Let's consider one of the moments where Bobo goes from holding two rings to holding one ring, by throwing one ring up into the air. In order to simply hold a ring, Bobo (and therefore the bridge) has to oppose the pull of gravity by providing a support force of $m_\textrm{ring}g = W_\textrm{ring} = \SI{100}{\newton}$ upward. To throw a ring upward, Bobo must accelerate it upward with acceleration $a > g$ which means he (and ultimately the bridge) must provide a force $F = ma > mg = W_\textrm{ring}.$

Therefore, in the moment that Bobo tosses one of the rings upward, the total force the bridge must support is $\begin{aligned} F_\textrm{total throw} &= W_\textrm{Bobo} + W_\textrm{ring} + ma \\ &\gt W_\textrm{Bobo} + W_\textrm{ring} + W_\textrm{ring} \\ &= \SI{1000}{\newton} \end{aligned}$ which shows that $F_\textrm{total throw} > \SI{1000}{\newton}$ and the bridge will collapse due to the juggle.

Now, consider the case where Bobo perfectly times the catch of the incoming ring with the upward throw of the other. In this case, things are even worse!

To decelerate the incoming ring, Bobo has to accelerate it upward with acceleration $d > g$ (or else it would still be accelerating downward!), and therefore provide a force upward given by $F_\textrm{catch} = md > mg.$ Thus, both $F_\textrm{catch}$ and $F_\textrm{throw}$ require upward force in excess of $W_\textrm{ring},$ and the bridge will have to support even more force than in the case we analyzed above.

Relevant wiki: Newton's Second Law

According to Newton's Second Law of Motion, an object's net force is the result of its change of momentum over time. Suppose that Bobo throws one of the three rings 1 meter high. If that were the case, then v $^{2}$ = 0 + 2(10)(1), which means that the final velocity is approximately 4.5 m/s. The momentum of one of the rings would then be the mass of the ring (Newtons divided by g) multiplied by 4.5 m/s, 10 kg times 4.5 m/s, or 45 $\frac{kg * m}{s}$ . If it took 0.2 seconds for Bobo to catch the ring, then the amount of downward force exerted by the ring would then be 225 N.

This same problem can also be solved by considering Newton's Third Law of motion. According to Newton's Thrid Law of Motion, for every action, there is an equal and opposite reaction. In order for Bobo to throw any of the three rings into the air, he must apply a force that is higher than the upward force of one of the rings themselves. This creates a larger downward push on him than if he had just carried the rings across, causing the bridge to collapse.

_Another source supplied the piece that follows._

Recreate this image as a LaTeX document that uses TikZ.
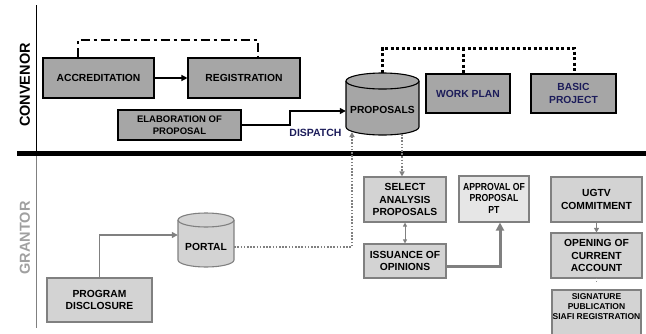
\documentclass[tikz,border=0pt]{standalone}
\usepackage{fontspec}
\setmainfont{Liberation Sans}
\usetikzlibrary{arrows.meta}
\definecolor{boxdark}{HTML}{A6A6A6}
\definecolor{boxlight}{HTML}{D3D3D3}
\definecolor{boxpale}{HTML}{E6E6E6}
\definecolor{edgegray}{HTML}{808080}
\definecolor{navy}{HTML}{1C1C5A}
\definecolor{lanegray}{HTML}{A0A0A0}
\tikzset{
  txt/.style={font=\bfseries\fontsize{10.3}{12.5}\selectfont, align=center, inner sep=0pt},
  darkbox/.style={draw=black, fill=boxdark, line width=1.1pt, txt},
  lightbox/.style={draw=edgegray, fill=boxlight, line width=1.1pt, txt},
  palebox/.style={draw=edgegray, fill=boxpale, line width=1.1pt, txt},
  lanelabel/.style={font=\bfseries\fontsize{14.5}{16}\selectfont, rotate=90, inner sep=0pt},
  blackarrow/.style={line width=1.3pt, -{Triangle[length=6pt,width=6pt]}},
  grayarrow/.style={draw=edgegray, line width=1.4pt, -{Triangle[length=6pt,width=6pt]}},
  dashdotline/.style={line width=1.8pt, dash pattern=on 9pt off 4pt on 3pt off 4pt},
  blackdots/.style={line width=3pt, dash pattern=on 3pt off 2.5pt},
  graydots/.style={draw=edgegray, line width=1.6pt, dash pattern=on 1.6pt off 1.6pt,
    -{Triangle[length=5pt,width=5pt]}},
}
\begin{document}
\begin{tikzpicture}[x=1pt, y=1pt]
\useasboundingbox (0,0) rectangle (646,-333);

% swimlane rules and labels
\draw[line width=1pt] (36,-5) -- (36,-152);
\draw[edgegray, line width=1pt] (36,-156) -- (36,-328);
\draw[line width=5pt] (17,-153.5) -- (646,-153.5);
\node[lanelabel] (convenor) at (25,-85) {CONVENOR};
\node[lanelabel, text=lanegray] (grantor) at (25,-238) {GRANTOR};

% ---- convenor lane ----
\node[darkbox, minimum width=111, minimum height=40] (acc) at (98.5,-78) {ACCREDITATION};
\node[darkbox, minimum width=112, minimum height=40] (reg) at (244,-78) {REGISTRATION};
\node[darkbox, minimum width=123, minimum height=30, font=\bfseries\fontsize{9.5}{11.5}\selectfont] (elab) at (179.5,-125) {ELABORATION OF\\PROPOSAL};
\node[darkbox, minimum width=84, minimum height=39, text=navy] (wp) at (468,-93.5) {WORK PLAN};
\node[darkbox, minimum width=85, minimum height=39, text=navy] (bp) at (573.5,-93.5) {BASIC\\PROJECT};

% proposals store (cylinder)
\fill[boxdark] (346,-81) rectangle (419,-127);
\fill[boxdark] (382.5,-127) ellipse (36.5 and 8);
\draw[line width=1.1pt] (346,-81) -- (346,-127)
  arc[start angle=180, end angle=360, x radius=36.5, y radius=8] -- (419,-81);
\filldraw[fill=boxdark, line width=1.1pt] (382.5,-81) ellipse (36.5 and 8);
\node[inner sep=0pt, minimum width=73, minimum height=62] (prop) at (382.5,-104) {};
\node[txt] (proptext) at (382.5,-110) {PROPOSALS};

% dash-dot link over accreditation and registration
\coordinate (da) at (78,-40);
\coordinate (db) at (258,-40);
\draw[dashdotline] (acc.north -| da) -- (da) -- (db) -- (reg.north -| db);

\draw[blackarrow] (acc) -- (reg);

% dispatch
\coordinate (step) at (290,-111);
\draw[blackarrow] (elab.east) -| (step) -- (prop.west |- step);
\node[font=\bfseries\fontsize{10.5}{12}\selectfont, text=navy, inner sep=0pt] (dispatch) at (315.5,-133) {DISPATCH};

% dotted links between proposals, work plan and basic project
\coordinate (t1) at (382.5,-48);
\coordinate (t2) at (463,-48);
\coordinate (t3) at (574,-48);
\draw[blackdots] (prop.north) -- (t1) -- (t3) -- (bp.north -| t3);
\draw[blackdots] (t2) -- (wp.north -| t2);

% ---- grantor lane ----
\node[lightbox, minimum width=105, minimum height=44] (disc) at (99.5,-300) {PROGRAM\\DISCLOSURE};

% portal store (cylinder)
\fill[boxlight] (178,-220) rectangle (234,-260);
\fill[boxlight] (206,-260) ellipse (28 and 7);
\draw[edgegray, line width=1.1pt] (178,-220) -- (178,-260)
  arc[start angle=180, end angle=360, x radius=28, y radius=7] -- (234,-220);
\filldraw[fill=boxlight, draw=edgegray, line width=1.1pt] (206,-220) ellipse (28 and 7);
\node[inner sep=0pt, minimum width=56, minimum height=54] (portal) at (206,-240) {};
\node[txt] (portaltext) at (206,-247) {PORTAL};

\coordinate (c1) at (100,-235);
\draw[grayarrow] (disc.north) |- (portal.west |- c1);

\coordinate (pin) at (352,-132);
\draw[graydots] (portal.east |- portaltext) -| (pin);

\node[lightbox, minimum width=82, minimum height=45] (sel) at (405,-199.5) {SELECT\\ANALYSIS\\PROPOSALS};
\node[lightbox, minimum width=82, minimum height=34] (iss) at (405,-261) {ISSUANCE OF\\OPINIONS};
\node[palebox, minimum width=70, minimum height=46] (appr) at (494,-199) {};
\node[txt, font=\bfseries\fontsize{10.2}{11.5}\selectfont, xscale=0.85] (apprtext) at (494,-198) {APPROVAL OF\\PROPOSAL\\PT};

\coordinate (pout) at (402,-134);
\draw[graydots] (pout) -- (sel.north -| pout);

\draw[draw=edgegray, line width=1pt, {Triangle[length=4pt,width=4pt]}-{Triangle[length=4pt,width=4pt]}] (sel.south) -- (iss.north);

\coordinate (q) at (500,-266);
\draw[draw=edgegray, line width=3pt, -{Triangle[length=8pt,width=8pt]}] (iss.east |- q) -| (appr.south -| q);

\node[lightbox, minimum width=91, minimum height=45] (ugtv) at (596.5,-199.5) {UGTV\\COMMITMENT};
\node[lightbox, minimum width=91, minimum height=45] (open) at (596.5,-255.5) {OPENING OF\\CURRENT\\ACCOUNT};
\node[lightbox, minimum width=89, minimum height=50] (sig) at (596.5,-315) {};
\node[txt, font=\bfseries\fontsize{8.5}{10}\selectfont] (sigtext) at (596.5,-307) {SIGNATURE\\PUBLICATION\\SIAFI REGISTRATION};

\draw[draw=edgegray, line width=1pt, -{Triangle[length=4.5pt,width=5pt]}] (ugtv.south) -- (open.north);
\draw[draw=white, line width=1pt, -{Triangle[length=4.5pt,width=5pt,fill=edgegray]}] (sig.north) -- (open.south);
\end{tikzpicture}
\end{document}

As when a ring comes down for gravitational force , it's downward velocity gives it a momentum change and for this, a force generates in that ring and Bobo has to give an equal and opposite force to stop that and for this total weight becomes​ heavier than 1000N. so bridge will collapse. So Dodo is correct

well, Coco says that if he doesn't hold all three rings at once, the bridge wont fall. In the picture, he is holding 2 100N rings and weighs 800N. The force needed to push the rings upwards will then collapse the bridge due to Newtons 3rd law...? Anyway Coco will collapse the bridge and shall fall.

the balls are getting extra motion which give extra force